The Kuna society is matriarchal. Women are the breadwinners while the men fish and grow crops. Molas are the cash crop for the Kunas. A Mola is an embroidery work that is used as an appliqué` on women’s blouses. They are extremely colorful and the more intricate ones are collector’s items. A different dugout canoe had a woman sitting in the middle who is holding up Molas. Maria was on a shopping tour now and was delighted in seeing so many choices of things to buy! We ended up helping support the village this day.
The following day another Kuna approached Aspen. This time it was a master Mola maker named Venancia. Venancia had several 5-gallon containers containing his Mola art. After inviting him onboard, he began displaying his work in the cockpit of Aspen. His Molas are spectacular! Within minutes Aspen’s cockpit is awash in color with Molas hanging everywhere. Once again Maria goes shopping and helps support another Kuna village.
Yes, Venancia is a man. It seems that even in a matriarchal society some males take on more feminine characteristics and enter the Mola crafting profession.

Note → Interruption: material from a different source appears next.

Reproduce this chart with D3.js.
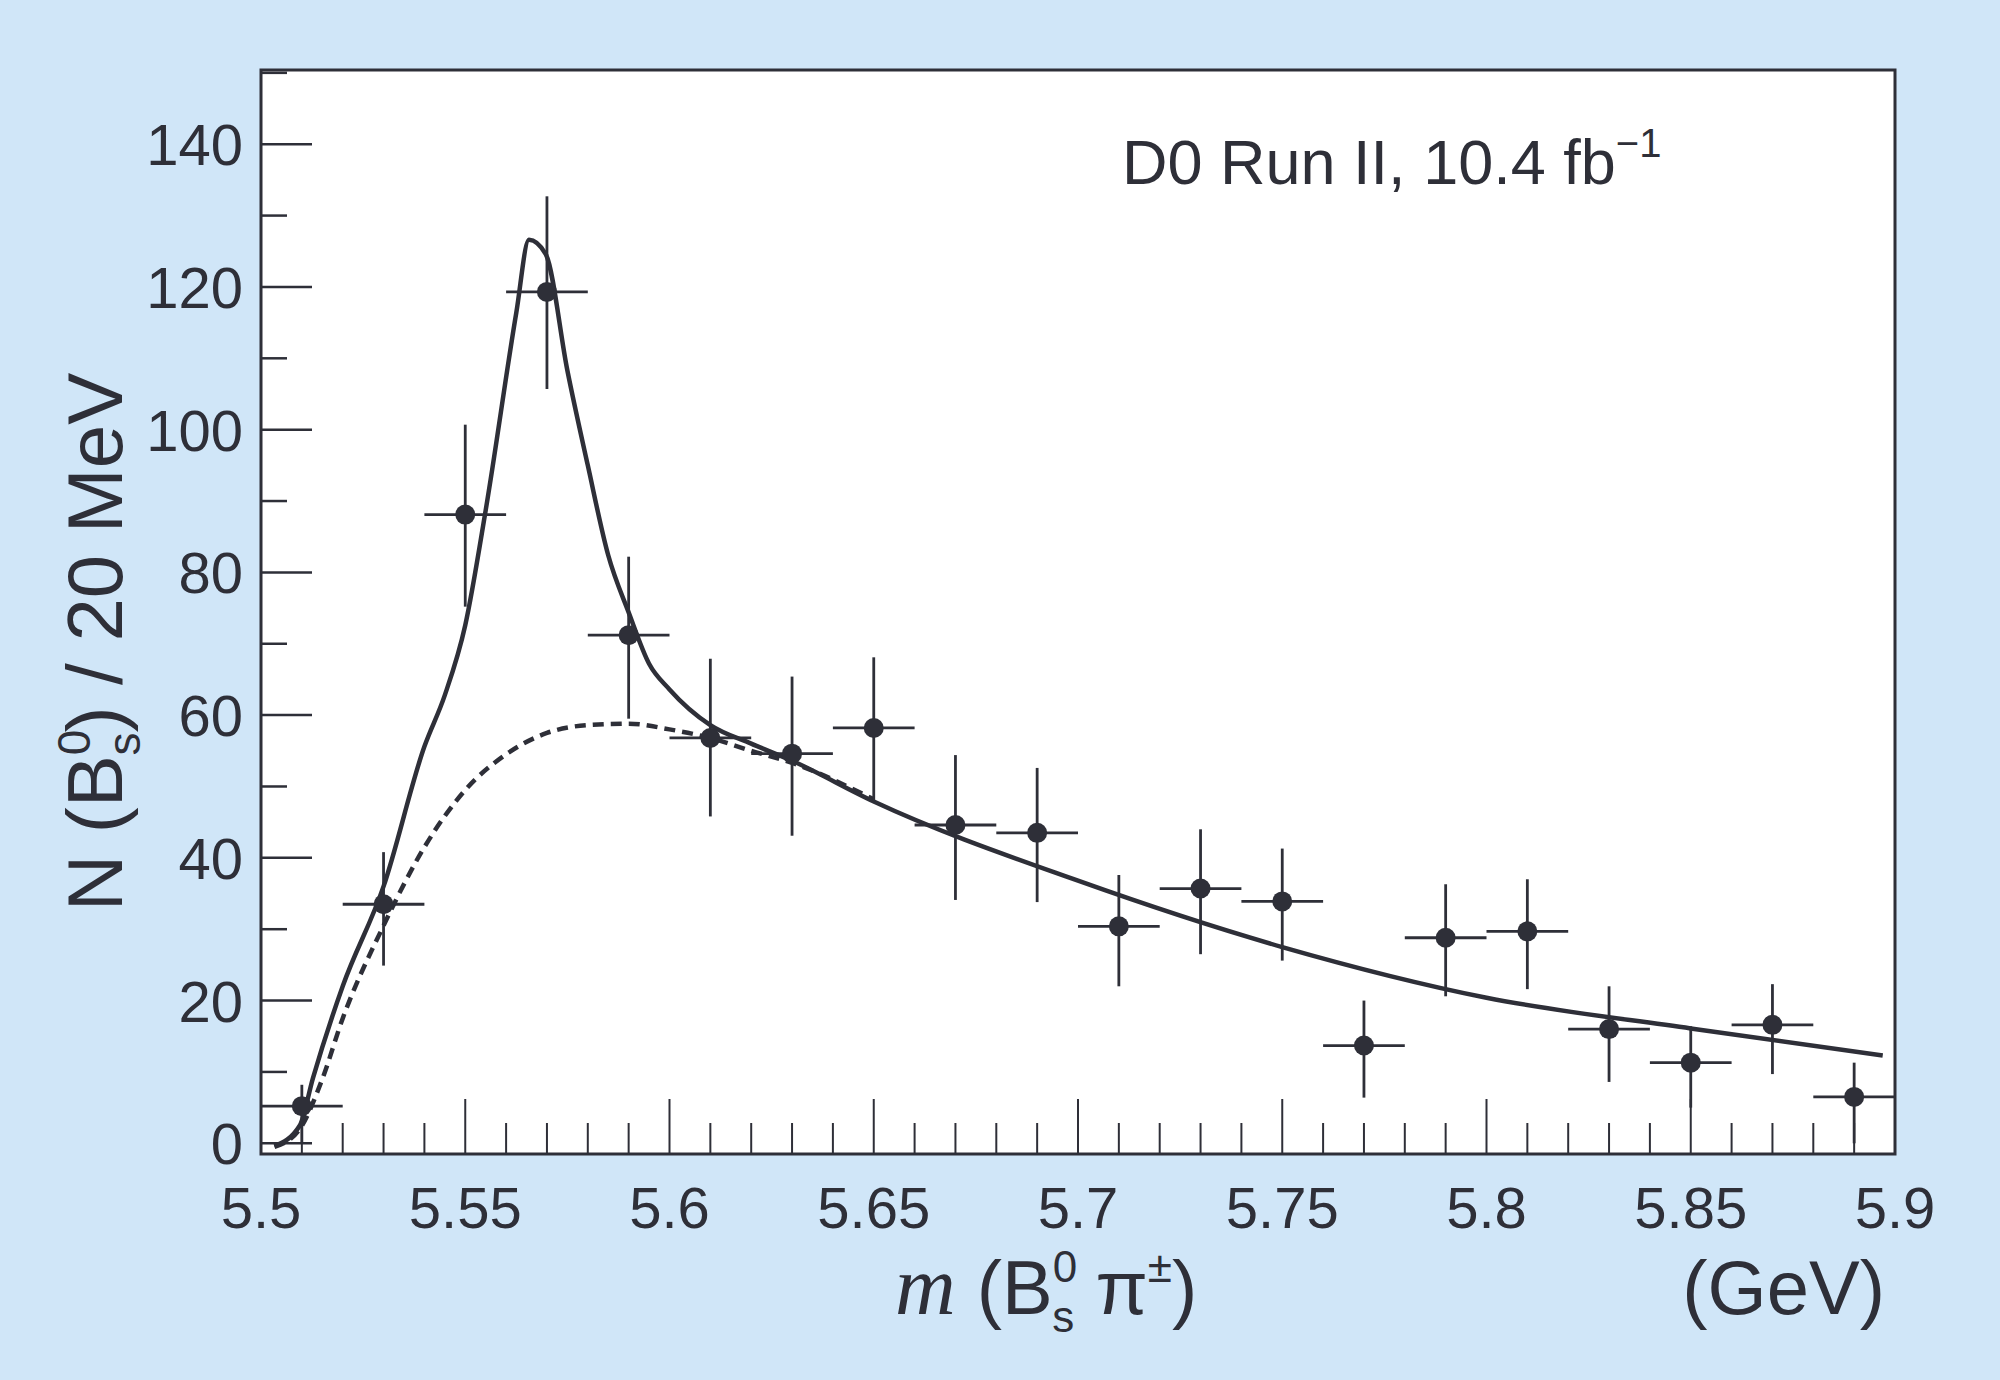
<!DOCTYPE html>
<html><head><meta charset="utf-8">
<script src="https://cdn.jsdelivr.net/npm/d3@7"></script>
<style>body{margin:0;background:#d0e6f8;} svg{display:block;}</style>
</head><body>
<svg id="chart" width="2000" height="1380"></svg>
<script>
// data points: bin centre, value, lower and upper error
var massBins = [5.51,5.53,5.55,5.57,5.59,5.61,5.63,5.65,5.67,5.69,5.71,5.73,5.75,5.77,5.79,5.81,5.83,5.85,5.87,5.89];
var counts   = [5.2,33.5,88.1,119.3,71.2,56.8,54.6,58.2,44.6,43.5,30.4,35.7,33.9,13.7,28.8,29.7,16.0,11.3,16.6,6.5];
var errLow   = [0,24.9,75.2,105.7,59.5,45.8,43.1,47.9,34.1,33.8,22.0,26.5,25.6,6.4,20.6,21.6,8.6,5.0,9.7,0];
var errHigh  = [8.2,40.8,100.7,132.7,82.2,67.9,65.4,68.1,54.4,52.6,37.6,44.0,41.3,20.0,36.3,37.0,22.0,16.4,22.3,11.3];

// total fit (solid)
var fitX = [5.5033,5.5095,5.5127,5.52,5.53,5.54,5.545,5.55,5.555,5.5625,5.5656,5.5697,5.575,5.58,5.585,5.59,5.595,5.6,5.61,5.62,5.63,5.65,5.7,5.75,5.8,5.85,5.897];
var fitY = [-0.4,2.5,9.1,22,36,55.6,62.8,72.6,88.7,116.4,126.6,124.6,108.3,95,82.4,74.4,67.2,63.6,58.6,56,53.6,47.9,36.8,27.5,20.4,16.1,12.3];
// background fit (dashed)
var bkgX = [5.5033,5.5095,5.515,5.52,5.53,5.54,5.55,5.56,5.57,5.58,5.59,5.6,5.61,5.62,5.63,5.65];
var bkgY = [-0.5,2,9,17.5,30.5,41.5,49.5,54.5,57.5,58.6,58.8,58,56.8,55,53.3,48.2];

var xTicks = [5.5,5.55,5.6,5.65,5.7,5.75,5.8,5.85,5.9];
var yTicks = [0,20,40,60,80,100,120,140];

var ink = "#2e2f38";
var font = "Liberation Sans, Arial";
var pLeft = 261, pRight = 1895, pTop = 70, pBottom = 1154;
var svg = d3.select("#chart");
var x = d3.scaleLinear().domain([5.5,5.9]).range([pLeft,pRight]);
var y = d3.scaleLinear().domain([-1.5,150.4]).range([pBottom,pTop]);

svg.append("rect").attr("x",pLeft).attr("y",pTop).attr("width",pRight-pLeft).attr("height",pBottom-pTop)
  .attr("fill","#fff").attr("stroke",ink).attr("stroke-width",3);

// y ticks
d3.range(0,151,10).forEach(function(v){
  var major = v % 20 === 0;
  svg.append("line").attr("x1",pLeft).attr("x2",pLeft+(major?51:26)).attr("y1",y(v)).attr("y2",y(v))
    .attr("stroke",ink).attr("stroke-width",2.5);
});
yTicks.forEach(function(v){
  svg.append("text").attr("x",pLeft-18).attr("y",y(v)+21).attr("text-anchor","end")
    .attr("font-family",font).attr("font-size",58).attr("fill",ink).text(v);
});
// x ticks
d3.range(0,41).forEach(function(i){
  var v = 5.5 + i*0.01, major = i % 5 === 0;
  svg.append("line").attr("x1",x(v)).attr("x2",x(v)).attr("y1",pBottom).attr("y2",pBottom-(major?55:31))
    .attr("stroke",ink).attr("stroke-width",2);
});
xTicks.forEach(function(v){
  svg.append("text").attr("x",x(v)).attr("y",pBottom+74).attr("text-anchor","middle")
    .attr("font-family",font).attr("font-size",58).attr("fill",ink).text(v);
});

var line = d3.line().curve(d3.curveMonotoneX).x(function(d){return x(d[0]);}).y(function(d){return y(d[1]);});
svg.append("path").attr("d",line(d3.zip(bkgX,bkgY))).attr("fill","none").attr("stroke",ink)
  .attr("stroke-width",4.5).attr("stroke-dasharray","11,7");
svg.append("path").attr("d",line(d3.zip(fitX,fitY))).attr("fill","none").attr("stroke",ink)
  .attr("stroke-width",4.5);

// data points
massBins.forEach(function(m,i){
  var g = svg.append("g").attr("stroke",ink).attr("stroke-width",2.8);
  g.append("line").attr("x1",x(Math.max(5.5,m-0.01))).attr("x2",x(Math.min(5.9,m+0.01)))
    .attr("y1",y(counts[i])).attr("y2",y(counts[i]));
  g.append("line").attr("x1",x(m)).attr("x2",x(m)).attr("y1",y(errLow[i])).attr("y2",y(errHigh[i]));
  svg.append("circle").attr("cx",x(m)).attr("cy",y(counts[i])).attr("r",10).attr("fill",ink);
});

// labels
var lbl = svg.append("text").attr("x",1122).attr("y",184).attr("font-family",font)
  .attr("font-size",63).attr("fill",ink);
lbl.append("tspan").text("D0 Run II, 10.4 fb");
lbl.append("tspan").attr("dy",-27).attr("font-size",40).text("\u22121");

var yl = svg.append("text").attr("transform","translate(122,642) rotate(-90)").attr("text-anchor","middle")
  .attr("font-family",font).attr("font-size",78).attr("fill",ink);
yl.append("tspan").text("N (B");
yl.append("tspan").attr("font-size",46).attr("dy",-32).text("0");
yl.append("tspan").attr("font-size",46).attr("dx",-26).attr("dy",50).text("s");
yl.append("tspan").attr("dy",-18).text(")  / 20 MeV");

var xl = svg.append("text").attr("x",895).attr("y",1314).attr("font-family",font)
  .attr("font-size",76).attr("fill",ink);
xl.append("tspan").attr("font-family","Liberation Serif, Times New Roman").attr("font-style","italic").attr("font-size",84).text("m");
xl.append("tspan").text(" (B");
xl.append("tspan").attr("font-size",44).attr("dy",-32).text("0");
xl.append("tspan").attr("font-size",44).attr("dx",-25).attr("dy",50).text("s");
xl.append("tspan").attr("dy",-18).text(" \u03c0");
xl.append("tspan").attr("font-size",44).attr("dy",-32).text("\u00b1");
xl.append("tspan").attr("dy",32).text(")");

svg.append("text").attr("x",1885).attr("y",1314).attr("text-anchor","end").attr("font-family",font)
  .attr("font-size",76).attr("fill",ink).text("(GeV)");
</script>
</body></html>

There is a small cay at the head of our anchorage near Banedup Cay called BBQ Island by the gringos. That name is easier to say than the actual Kuna name. The small cay is filled with palm trees and surrounded by pure white sand beaches. A large reef protects the island from the deep Caribbean Sea. Turtles nest on the island and there is even a sailing couple that makes sure the island is litter free. Yes, Reggie and Debbie live on their sailboat anchored off the island as they have for the past 8 years, tending and nurturing this little island. They even have a lawn mower on their vessel that they use to trim the underbrush!
BBQ Island is exactly ? mile around. Captain Steve knows this because he runs around and around and around this little island every morning for his workout! Luckily the Kuna have not spotted him yet to offer their impression of the crazy gringo.
There are no grocery stores, no markets and no fueling stations in the San Blas. Everything comes here by local boat where they tie up to your vessel and offer you fruit, vegetables and fish for sale. We are running low on fuel and meat so we will head to Colon, Panama next to refuel and re-stock with these essentials before heading back to Kuna Yala for the holidays.